## TASK TO CARRY OUT:
Transcribe all of the data exactly. Omit the pictures.

..........

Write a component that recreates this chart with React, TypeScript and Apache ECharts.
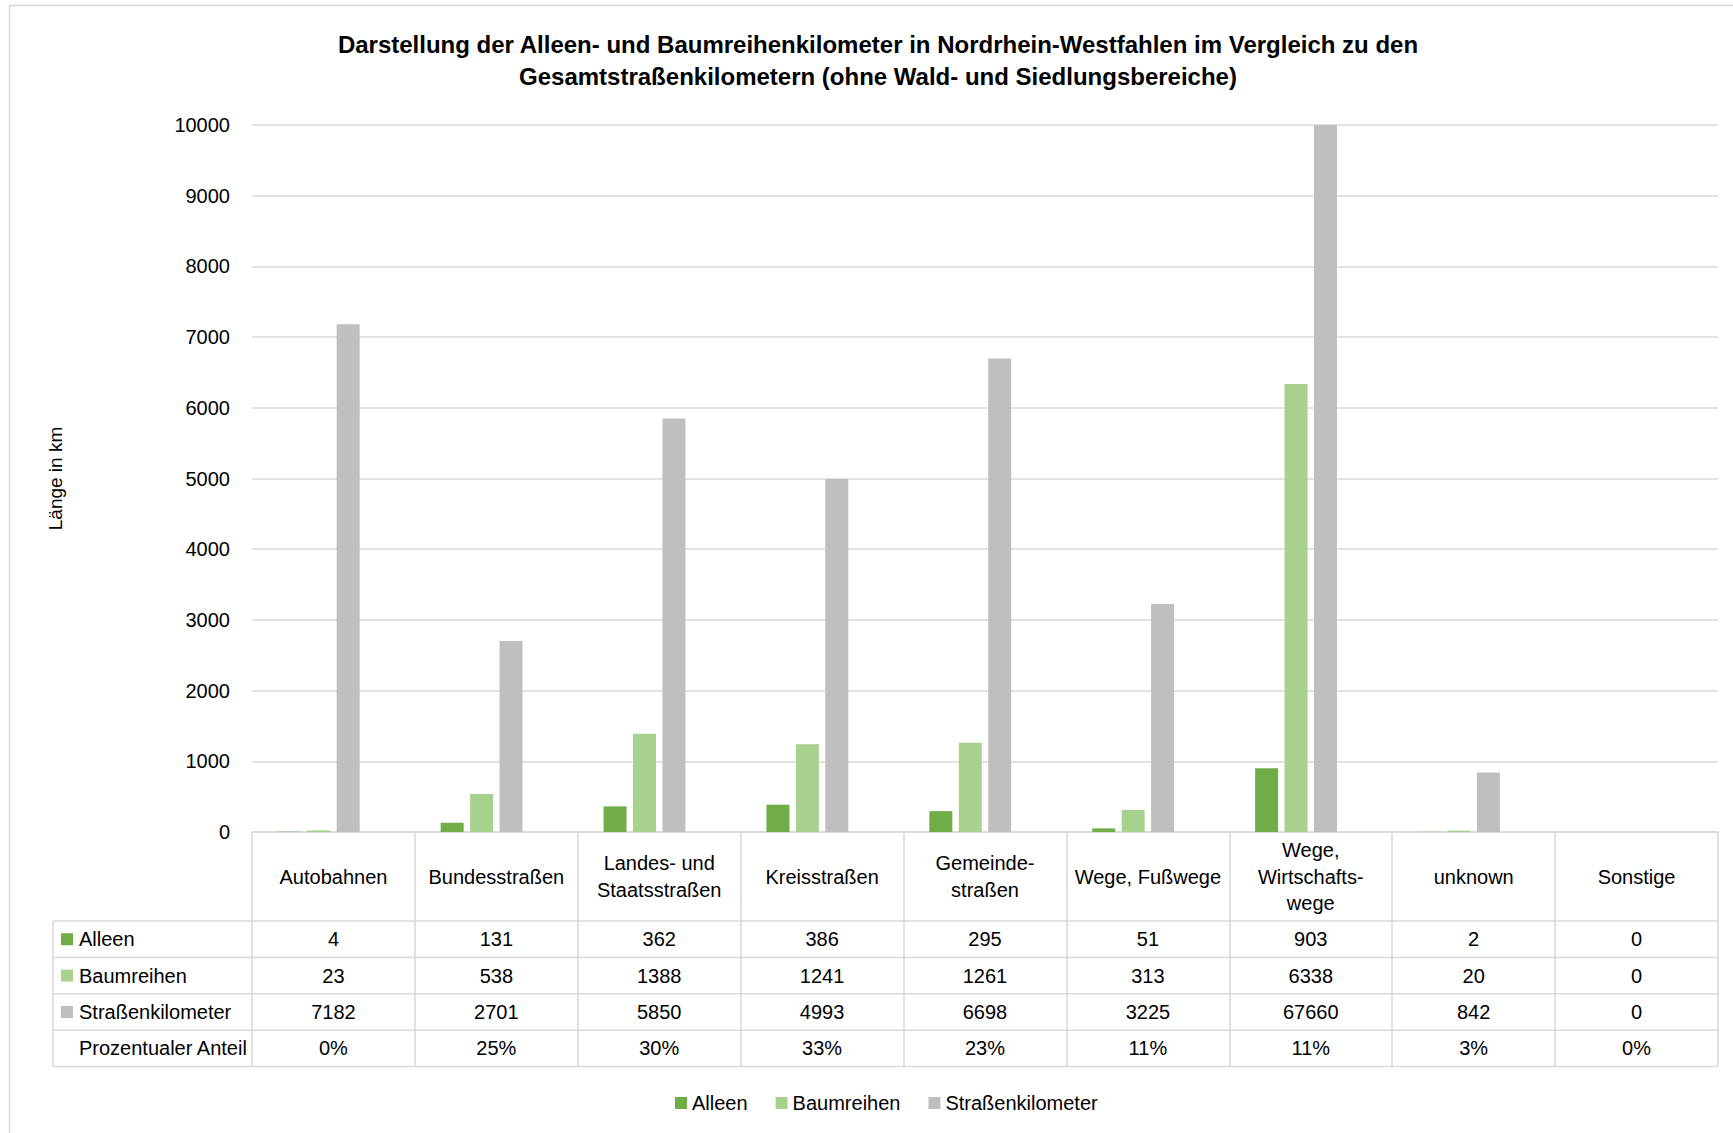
import React, { useEffect, useRef } from "react";
import * as echarts from "echarts";

const categories = [
  "Autobahnen",
  "Bundesstraßen",
  "Landes- und\nStaatsstraßen",
  "Kreisstraßen",
  "Gemeinde-\nstraßen",
  "Wege, Fußwege",
  "Wege,\nWirtschafts-\nwege",
  "unknown",
  "Sonstige",
];
const alleen = [4, 131, 362, 386, 295, 51, 903, 2, 0];
const baumreihen = [23, 538, 1388, 1241, 1261, 313, 6338, 20, 0];
const strassenkm = [7182, 2701, 5850, 4993, 6698, 3225, 67660, 842, 0];
const anteil = [0, 25, 30, 33, 23, 11, 11, 3, 0];
const seriesNames = ["Alleen", "Baumreihen", "Straßenkilometer"];
const rowNames = ["Alleen", "Baumreihen", "Straßenkilometer", "Prozentualer Anteil"];
const colors = ["#70AD47", "#A9D18E", "#BFBFBF"];
const yMin = 0;
const yMax = 10000;
const yInterval = 1000;
const titleLines = [
  "Darstellung der Alleen- und Baumreihenkilometer in Nordrhein-Westfahlen im Vergleich zu den",
  "Gesamtstraßenkilometern (ohne Wald- und Siedlungsbereiche)",
];

const FONT = "'Liberation Sans', Arial, sans-serif";
const FS = 20;
const LINE = "#D9D9D9";

// layout
const GL = 252;
const GR = 1718;
const GT = 125;
const GB = 832;
const HEADER_B = 921;
const ROW_H = 36.4;
const TABLE_L = 53;

export default function App() {
  const ref = useRef<HTMLDivElement>(null);
  useEffect(() => {
    if (!ref.current) return;
    const chart = echarts.init(ref.current, undefined, { renderer: "svg" });
    const tableB = HEADER_B + ROW_H * 4;
    const rowCenters = [0, 1, 2, 3].map((i) => HEADER_B + ROW_H * (i + 0.5));
    const rowValues = [
      alleen.map(String),
      baumreihen.map(String),
      strassenkm.map(String),
      anteil.map((v) => v + "%"),
    ];

    const graphics: any[] = [
      {
        type: "rect",
        shape: { x: 9.5, y: 5.5, width: 1760, height: 1160 },
        style: { fill: "none", stroke: "#D9D9D9", lineWidth: 1.5 },
        silent: true,
      },
      {
        type: "text",
        x: 878,
        y: 60,
        style: {
          text: titleLines.join("\n"),
          align: "center",
          verticalAlign: "middle",
          font: `bold 24px ${FONT}`,
          lineHeight: 32,
          fill: "#000",
        },
      },
      {
        type: "line",
        shape: { x1: TABLE_L, y1: HEADER_B, x2: TABLE_L, y2: tableB },
        style: { stroke: LINE, lineWidth: 1.5 },
      },
    ];
    for (let i = 0; i <= 4; i++) {
      const y = HEADER_B + ROW_H * i;
      graphics.push({
        type: "line",
        shape: { x1: TABLE_L, y1: y, x2: GR, y2: y },
        style: { stroke: LINE, lineWidth: 1.5 },
      });
    }
    rowNames.forEach((name, i) => {
      if (i < 3) {
        graphics.push({
          type: "rect",
          shape: { x: 61, y: rowCenters[i] - 6, width: 12, height: 12 },
          style: { fill: colors[i] },
        });
      }
      graphics.push({
        type: "text",
        x: 79,
        y: rowCenters[i],
        style: {
          text: name,
          align: "left",
          verticalAlign: "middle",
          font: `${FS}px ${FONT}`,
          fill: "#000",
        },
      });
    });

    const rowAxes = rowValues.map((vals, i) => ({
      type: "category",
      gridIndex: 0,
      position: "bottom",
      data: vals,
      axisLine: { show: false },
      axisTick: { show: false },
      splitLine: { show: false },
      axisLabel: {
        interval: 0,
        margin: rowCenters[i] - GB,
        verticalAlign: "middle",
        fontSize: FS,
        fontFamily: FONT,
        color: "#000",
      },
    }));

    chart.setOption({
      animation: false,
      textStyle: { fontFamily: FONT },
      grid: { left: GL, top: GT, width: GR - GL, height: GB - GT, containLabel: false },
      legend: {
        data: seriesNames,
        left: 670,
        top: 1088,
        icon: "rect",
        itemWidth: 12,
        itemHeight: 12,
        itemGap: 28,
        textStyle: { fontSize: FS, fontFamily: FONT, color: "#000" },
      },
      xAxis: [
        {
          type: "category",
          data: categories,
          position: "bottom",
          axisLine: { show: true, lineStyle: { color: LINE, width: 1.5 } },
          axisTick: {
            show: true,
            interval: 0,
            length: tableB - GB,
            lineStyle: { color: LINE, width: 1.5 },
          },
          axisLabel: {
            interval: 0,
            margin: (HEADER_B - GB) / 2,
            verticalAlign: "middle",
            fontSize: FS,
            lineHeight: 26.5,
            fontFamily: FONT,
            color: "#000",
          },
        },
        ...rowAxes,
      ],
      yAxis: {
        type: "value",
        min: yMin,
        max: yMax,
        interval: yInterval,
        name: "Länge in km",
        nameLocation: "middle",
        nameRotate: 90,
        nameGap: 187,
        nameTextStyle: { fontSize: FS - 1, fontFamily: FONT, color: "#000" },
        axisLine: { show: false },
        axisTick: { show: false },
        axisLabel: {
          fontSize: FS,
          fontFamily: FONT,
          color: "#000",
          margin: 22,
          formatter: (v: number) => String(v),
        },
        splitLine: { lineStyle: { color: LINE, width: 1.5 } },
      },
      series: [
        ...seriesNames.map((name, i) => ({
          name,
          type: "bar",
          data: [alleen, baumreihen, strassenkm][i],
          barWidth: 23,
          barGap: "28%",
          itemStyle: { color: colors[i] },
          clip: true,
        })),
        {
          name: "Prozentualer Anteil",
          type: "bar",
          data: anteil.map((v) => v / 100),
          barWidth: 23,
          barGap: "28%",
          itemStyle: { color: "rgba(0,0,0,0)" },
        },
      ],
      graphic: graphics,
    });
    return () => chart.dispose();
  }, []);
  return (
    <div
      ref={ref}
      style={{ position: "fixed", left: 0, top: 0, width: 1733, height: 1133, background: "#fff" }}
    />
  );
}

..........

## ANSWER TO THE PROBLEM:
Write a component that recreates this chart with React, TypeScript and Apache ECharts.
import React, { useEffect, useRef } from "react";
import * as echarts from "echarts";

const categories = [
  "Autobahnen",
  "Bundesstraßen",
  "Landes- und\nStaatsstraßen",
  "Kreisstraßen",
  "Gemeinde-\nstraßen",
  "Wege, Fußwege",
  "Wege,\nWirtschafts-\nwege",
  "unknown",
  "Sonstige",
];
const alleen = [4, 131, 362, 386, 295, 51, 903, 2, 0];
const baumreihen = [23, 538, 1388, 1241, 1261, 313, 6338, 20, 0];
const strassenkm = [7182, 2701, 5850, 4993, 6698, 3225, 67660, 842, 0];
const anteil = [0, 25, 30, 33, 23, 11, 11, 3, 0];
const seriesNames = ["Alleen", "Baumreihen", "Straßenkilometer"];
const rowNames = ["Alleen", "Baumreihen", "Straßenkilometer", "Prozentualer Anteil"];
const colors = ["#70AD47", "#A9D18E", "#BFBFBF"];
const yMin = 0;
const yMax = 10000;
const yInterval = 1000;
const titleLines = [
  "Darstellung der Alleen- und Baumreihenkilometer in Nordrhein-Westfahlen im Vergleich zu den",
  "Gesamtstraßenkilometern (ohne Wald- und Siedlungsbereiche)",
];

const FONT = "'Liberation Sans', Arial, sans-serif";
const FS = 20;
const LINE = "#D9D9D9";

// layout
const GL = 252;
const GR = 1718;
const GT = 125;
const GB = 832;
const HEADER_B = 921;
const ROW_H = 36.4;
const TABLE_L = 53;

export default function App() {
  const ref = useRef<HTMLDivElement>(null);
  useEffect(() => {
    if (!ref.current) return;
    const chart = echarts.init(ref.current, undefined, { renderer: "svg" });
    const tableB = HEADER_B + ROW_H * 4;
    const rowCenters = [0, 1, 2, 3].map((i) => HEADER_B + ROW_H * (i + 0.5));
    const rowValues = [
      alleen.map(String),
      baumreihen.map(String),
      strassenkm.map(String),
      anteil.map((v) => v + "%"),
    ];

    const graphics: any[] = [
      {
        type: "rect",
        shape: { x: 9.5, y: 5.5, width: 1760, height: 1160 },
        style: { fill: "none", stroke: "#D9D9D9", lineWidth: 1.5 },
        silent: true,
      },
      {
        type: "text",
        x: 878,
        y: 60,
        style: {
          text: titleLines.join("\n"),
          align: "center",
          verticalAlign: "middle",
          font: `bold 24px ${FONT}`,
          lineHeight: 32,
          fill: "#000",
        },
      },
      {
        type: "line",
        shape: { x1: TABLE_L, y1: HEADER_B, x2: TABLE_L, y2: tableB },
        style: { stroke: LINE, lineWidth: 1.5 },
      },
    ];
    for (let i = 0; i <= 4; i++) {
      const y = HEADER_B + ROW_H * i;
      graphics.push({
        type: "line",
        shape: { x1: TABLE_L, y1: y, x2: GR, y2: y },
        style: { stroke: LINE, lineWidth: 1.5 },
      });
    }
    rowNames.forEach((name, i) => {
      if (i < 3) {
        graphics.push({
          type: "rect",
          shape: { x: 61, y: rowCenters[i] - 6, width: 12, height: 12 },
          style: { fill: colors[i] },
        });
      }
      graphics.push({
        type: "text",
        x: 79,
        y: rowCenters[i],
        style: {
          text: name,
          align: "left",
          verticalAlign: "middle",
          font: `${FS}px ${FONT}`,
          fill: "#000",
        },
      });
    });

    const rowAxes = rowValues.map((vals, i) => ({
      type: "category",
      gridIndex: 0,
      position: "bottom",
      data: vals,
      axisLine: { show: false },
      axisTick: { show: false },
      splitLine: { show: false },
      axisLabel: {
        interval: 0,
        margin: rowCenters[i] - GB,
        verticalAlign: "middle",
        fontSize: FS,
        fontFamily: FONT,
        color: "#000",
      },
    }));

    chart.setOption({
      animation: false,
      textStyle: { fontFamily: FONT },
      grid: { left: GL, top: GT, width: GR - GL, height: GB - GT, containLabel: false },
      legend: {
        data: seriesNames,
        left: 670,
        top: 1088,
        icon: "rect",
        itemWidth: 12,
        itemHeight: 12,
        itemGap: 28,
        textStyle: { fontSize: FS, fontFamily: FONT, color: "#000" },
      },
      xAxis: [
        {
          type: "category",
          data: categories,
          position: "bottom",
          axisLine: { show: true, lineStyle: { color: LINE, width: 1.5 } },
          axisTick: {
            show: true,
            interval: 0,
            length: tableB - GB,
            lineStyle: { color: LINE, width: 1.5 },
          },
          axisLabel: {
            interval: 0,
            margin: (HEADER_B - GB) / 2,
            verticalAlign: "middle",
            fontSize: FS,
            lineHeight: 26.5,
            fontFamily: FONT,
            color: "#000",
          },
        },
        ...rowAxes,
      ],
      yAxis: {
        type: "value",
        min: yMin,
        max: yMax,
        interval: yInterval,
        name: "Länge in km",
        nameLocation: "middle",
        nameRotate: 90,
        nameGap: 187,
        nameTextStyle: { fontSize: FS - 1, fontFamily: FONT, color: "#000" },
        axisLine: { show: false },
        axisTick: { show: false },
        axisLabel: {
          fontSize: FS,
          fontFamily: FONT,
          color: "#000",
          margin: 22,
          formatter: (v: number) => String(v),
        },
        splitLine: { lineStyle: { color: LINE, width: 1.5 } },
      },
      series: [
        ...seriesNames.map((name, i) => ({
          name,
          type: "bar",
          data: [alleen, baumreihen, strassenkm][i],
          barWidth: 23,
          barGap: "28%",
          itemStyle: { color: colors[i] },
          clip: true,
        })),
        {
          name: "Prozentualer Anteil",
          type: "bar",
          data: anteil.map((v) => v / 100),
          barWidth: 23,
          barGap: "28%",
          itemStyle: { color: "rgba(0,0,0,0)" },
        },
      ],
      graphic: graphics,
    });
    return () => chart.dispose();
  }, []);
  return (
    <div
      ref={ref}
      style={{ position: "fixed", left: 0, top: 0, width: 1733, height: 1133, background: "#fff" }}
    />
  );
}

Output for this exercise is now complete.